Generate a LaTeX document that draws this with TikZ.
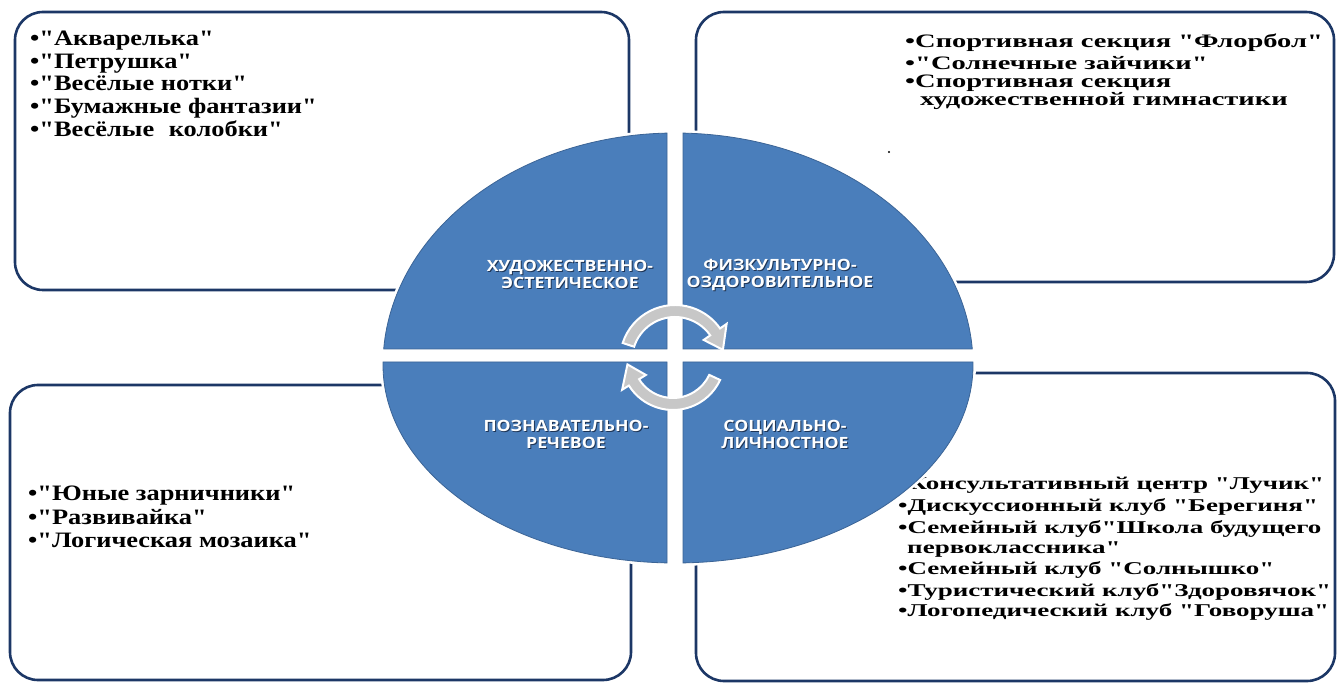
\documentclass[tikz,border=0pt]{standalone}
\usepackage{fontspec}
\newfontfamily\listfont{Liberation Serif}
\newfontfamily\labfont{Open Sans}
\usepackage{graphicx}
\definecolor{qblue}{HTML}{4A7EBB}
\definecolor{qedge}{HTML}{3B6496}
\definecolor{navy}{HTML}{1C3766}
\definecolor{shade}{HTML}{1E3556}
\newcommand\wideA[1]{\scalebox{1.2}[1]{#1}}
\newcommand\wideB[1]{\scalebox{1.5}[1]{#1}}
\newcommand\wideL[1]{\scalebox{1.14}[1]{#1}}
\tikzset{
 panel/.style={draw=navy, line width=2.6pt, rounded corners=28pt, fill=white, inner sep=0pt, outer sep=0pt},
 quad/.style={fill=qblue, draw=qedge, line width=0.8pt, preaction={draw=white, line width=6pt}},
 itemA/.style={anchor=base west, inner sep=0pt, font=\listfont\bfseries\fontsize{22}{22}\selectfont},
 itemB/.style={anchor=base west, inner sep=0pt, font=\listfont\bfseries\fontsize{19}{19}\selectfont},
 itemC/.style={anchor=base west, inner sep=0pt, font=\listfont\bfseries\fontsize{18}{18}\selectfont},
 lab/.style={align=center, text=white, font=\labfont\bfseries\fontsize{15.5}{17}\selectfont, inner sep=0pt},
 labsh/.style={lab, text=shade},
 cyc/.style={fill=black!22, draw=white, line width=2pt},
}
\begin{document}
\begin{tikzpicture}[x=1pt,y=1pt]
\useasboundingbox (0,0) rectangle (1337,683);
\fill[white] (0,0) rectangle (1337,683);

% panels
\node[panel, minimum width=614, minimum height=278] (tl) at (322,532) {};
\node[panel, minimum width=638, minimum height=270] (tr) at (1015,536) {};
\node[panel, minimum width=621, minimum height=295] (bl) at (320.5,150.5) {};
\node[panel, minimum width=639, minimum height=308] (br) at (1015.5,156) {};

% top-left list
\node[itemA] (tl1) at (30,637) {\wideA{•"Акварелька"}};
\node[itemA] (tl2) at (30,614) {\wideA{•"Петрушка"}};
\node[itemA] (tl3) at (30,592) {\wideA{•"Весёлые нотки"}};
\node[itemA] (tl4) at (30,569) {\wideA{•"Бумажные фантазии"}};
\node[itemA] (tl5) at (30,546) {\wideA{•"Весёлые\hspace{0.3em} колобки"}};

% top-right list
\node[itemB] (tr1) at (905,635) {\wideB{•Спортивная секция "Флорбол"}};
\node[itemB] (tr2) at (905,613) {\wideB{•"Солнечные зайчики"}};
\node[itemB] (tr3) at (905,595) {\wideB{•Спортивная секция}};
\node[itemB] (tr4) at (920,577) {\wideB{художественной гимнастики}};
\fill (889,531) circle (1.2);

% bottom-left list
\node[itemA] (bl1) at (28,183) {\wideA{•"Юные зарничники"}};
\node[itemA] (bl2) at (28,159) {\wideA{•"Развивайка"}};
\node[itemA] (bl3) at (28,136) {\wideA{•"Логическая мозаика"}};

% bottom-right list
\node[itemC] (br1) at (898,194) {\wideB{•Консультативный центр "Лучик"}};
\node[itemC] (br2) at (898,172) {\wideB{•Дискуссионный клуб "Берегиня"}};
\node[itemC] (br3) at (898,150) {\wideB{•Семейный клуб"Школа будущего}};
\node[itemC] (br4) at (907,130) {\wideB{первоклассника"}};
\node[itemC] (br5) at (898,109) {\wideB{•Семейный клуб "Солнышко"}};
\node[itemC] (br6) at (898,87) {\wideB{•Туристический клуб"Здоровячок"}};
\node[itemC] (br7) at (898,67) {\wideB{•Логопедический клуб "Говоруша"}};

% quadrants of the ellipse
\pgfmathsetmacro\ulA{180-asin(16/232)}
\pgfmathsetmacro\ulB{90+asin(8/292)}
\pgfmathsetmacro\urA{asin(16/232)}
\pgfmathsetmacro\urB{90-asin(8/298)}
\pgfmathsetmacro\llA{180-asin(3/198)}
\pgfmathsetmacro\llB{270-asin(8/292)}
\pgfmathsetmacro\lrA{asin(3/198)}
\pgfmathsetmacro\lrB{-90+asin(8/298)}
\path[quad] (667,334) -- ({675+292*cos(\ulA)},334) arc[start angle=\ulA, end angle=\ulB, x radius=292, y radius=232] -- cycle;
\path[quad] (683,334) -- ({675+298*cos(\urA)},334) arc[start angle=\urA, end angle=\urB, x radius=298, y radius=232] -- cycle;
\path[quad] (667,321) -- ({675+292*cos(\llA)},321) arc[start angle=\llA, end angle=\llB, x radius=292, y radius=198] -- cycle;
\path[quad] (683,321) -- ({675+298*cos(\lrA)},321) arc[start angle=\lrA, end angle=\lrB, x radius=298, y radius=198] -- cycle;

% quadrant labels
\node[labsh] (q1s) at (571,407.5) {\wideL{ХУДОЖЕСТВЕННО-}\\\wideL{ЭСТЕТИЧЕСКОЕ}};
\node[lab] (q1) at (570,408.5) {\wideL{ХУДОЖЕСТВЕННО-}\\\wideL{ЭСТЕТИЧЕСКОЕ}};
\node[labsh] (q2s) at (781,407.5) {\wideL{ФИЗКУЛЬТУРНО-}\\\wideL{ОЗДОРОВИТЕЛЬНОЕ}};
\node[lab] (q2) at (780,408.5) {\wideL{ФИЗКУЛЬТУРНО-}\\\wideL{ОЗДОРОВИТЕЛЬНОЕ}};
\node[labsh] (q3s) at (567,248) {\wideL{ПОЗНАВАТЕЛЬНО-}\\\wideL{РЕЧЕВОЕ}};
\node[lab] (q3) at (566,249) {\wideL{ПОЗНАВАТЕЛЬНО-}\\\wideL{РЕЧЕВОЕ}};
\node[labsh] (q4s) at (786,248) {\wideL{СОЦИАЛЬНО-}\\\wideL{ЛИЧНОСТНОЕ}};
\node[lab] (q4) at (785,249) {\wideL{СОЦИАЛЬНО-}\\\wideL{ЛИЧНОСТНОЕ}};

% cycle arrows
\path[cyc] ([shift={(675,323)}]162:55) arc[start angle=162, end angle=35, radius=55]
  -- ([shift={(675,323)}]35:63) -- ([shift={(675,323)}]12:49) -- ([shift={(675,323)}]35:35)
  -- ([shift={(675,323)}]35:43) arc[start angle=35, end angle=162, radius=43] -- cycle;
\path[cyc] ([shift={(673,325)}]-25:52) arc[start angle=-25, end angle=-148, radius=52]
  -- ([shift={(673,325)}]-148:60) -- ([shift={(673,325)}]-172:46) -- ([shift={(673,325)}]-148:32)
  -- ([shift={(673,325)}]-148:40) arc[start angle=-148, end angle=-25, radius=40] -- cycle;
\end{tikzpicture}
\end{document}
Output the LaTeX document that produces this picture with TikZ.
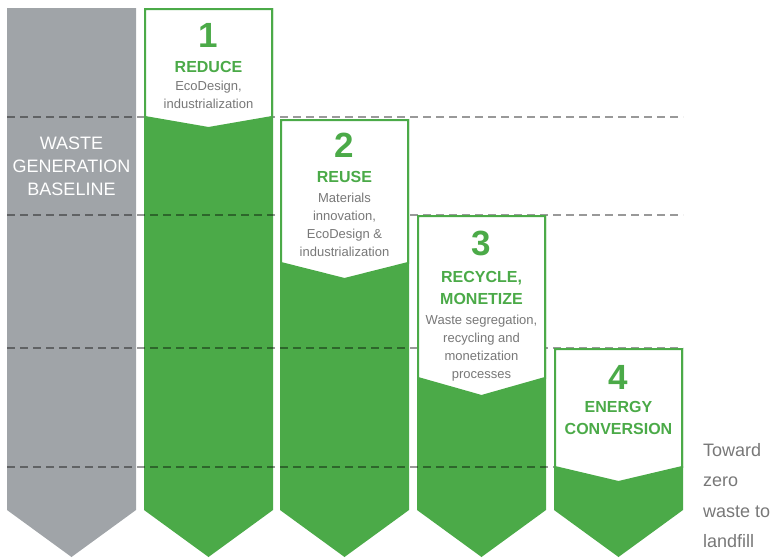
\documentclass[tikz,border=0pt]{standalone}
\usepackage{fontspec}
\setmainfont{Liberation Sans}
\definecolor{wastegreen}{RGB}{75,170,72}
\definecolor{basegray}{RGB}{160,164,168}
\definecolor{notegray}{RGB}{120,120,120}
\tikzset{
  level/.style={draw=black, opacity=0.4, line width=2.5pt, dash pattern=on 8pt off 5pt},
  stepbox/.style={draw=wastegreen, fill=white, line width=2pt},
  stepnum/.style={text=wastegreen, font=\fontsize{35}{35}\selectfont\bfseries, inner sep=0pt},
  steptitle/.style={text=wastegreen, font=\fontsize{16}{22}\selectfont\bfseries, align=center, inner sep=0pt},
  stepdesc/.style={text=notegray, font=\fontsize{13}{18}\selectfont, align=center, inner sep=0pt}
}
\begin{document}
\begin{tikzpicture}[x=1pt, y=-1pt]
  \useasboundingbox (0,0) rectangle (773,557);

  % Baseline column
  \fill[basegray] (7,8) -- (136,8) -- (136,510) -- (71.5,557) -- (7,510) -- cycle;

  % Step columns
  \foreach \l/\t in {144/8, 280/119, 417/215, 554/348} {
    \fill[wastegreen] (\l,\t) -- (\l+129,\t) -- (\l+129,510) -- (\l+64.5,557) -- (\l,510) -- cycle;
  }

  % Levels
  \foreach \y in {117, 215, 348, 467} {
    \draw[level] (7,\y) -- (683,\y);
  }

  % Label boxes
  \foreach \l/\t/\s/\p in {144/8/117/128, 280/119/263/279, 417/215/378/396, 554/348/467/482} {
    \draw[stepbox] (\l+1,\t+1) -- (\l+128,\t+1) -- (\l+128,\s) -- (\l+64.5,\p) -- (\l+1,\s) -- cycle;
  }

  % Baseline text
  \node[text=white, font=\fontsize{18}{23}\selectfont, align=center, inner sep=0pt] (base) at (71.5,166) {WASTE\\GENERATION\\BASELINE};

  % Step 1
  \node[stepnum] (num1) at (208.5,35) {1};
  \node[steptitle] (title1) at (208.5,67) {REDUCE};
  \node[stepdesc] (desc1) at (208.5,95) {EcoDesign,\\industrialization};

  % Step 2
  \node[stepnum] (num2) at (344.5,145) {2};
  \node[steptitle] (title2) at (344.5,177) {REUSE};
  \node[stepdesc] (desc2) at (344.5,225) {Materials\\innovation,\\EcoDesign \&\\industrialization};

  % Step 3
  \node[stepnum] (num3) at (481.5,243) {3};
  \node[steptitle] (title3) at (481.5,287.5) {RECYCLE,\\MONETIZE};
  \node[stepdesc] (desc3) at (481.5,348) {Waste segregation,\\recycling and\\monetization\\processes};

  % Step 4
  \node[stepnum] (num4) at (618.5,377) {4};
  \node[steptitle] (title4) at (618.5,417.5) {ENERGY\\CONVERSION};

  % Goal
  \node[text=notegray, font=\fontsize{18}{30.3}\selectfont, align=left, anchor=west, inner sep=0pt] (goal) at (703,495.5) {Toward\\zero\\waste to\\landfill};
\end{tikzpicture}
\end{document}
▬▬▬
TASK PROMPT ::
Reproduce nothing but the lines from the one with "Output the LaTeX" to the one with "(7,510) -- cycle;", both lines included, and keep every picture out of the copy.

TASK SOLUTION ::
Output the LaTeX document that produces this picture with TikZ.
\documentclass[tikz,border=0pt]{standalone}
\usepackage{fontspec}
\setmainfont{Liberation Sans}
\definecolor{wastegreen}{RGB}{75,170,72}
\definecolor{basegray}{RGB}{160,164,168}
\definecolor{notegray}{RGB}{120,120,120}
\tikzset{
  level/.style={draw=black, opacity=0.4, line width=2.5pt, dash pattern=on 8pt off 5pt},
  stepbox/.style={draw=wastegreen, fill=white, line width=2pt},
  stepnum/.style={text=wastegreen, font=\fontsize{35}{35}\selectfont\bfseries, inner sep=0pt},
  steptitle/.style={text=wastegreen, font=\fontsize{16}{22}\selectfont\bfseries, align=center, inner sep=0pt},
  stepdesc/.style={text=notegray, font=\fontsize{13}{18}\selectfont, align=center, inner sep=0pt}
}
\begin{document}
\begin{tikzpicture}[x=1pt, y=-1pt]
  \useasboundingbox (0,0) rectangle (773,557);

  % Baseline column
  \fill[basegray] (7,8) -- (136,8) -- (136,510) -- (71.5,557) -- (7,510) -- cycle;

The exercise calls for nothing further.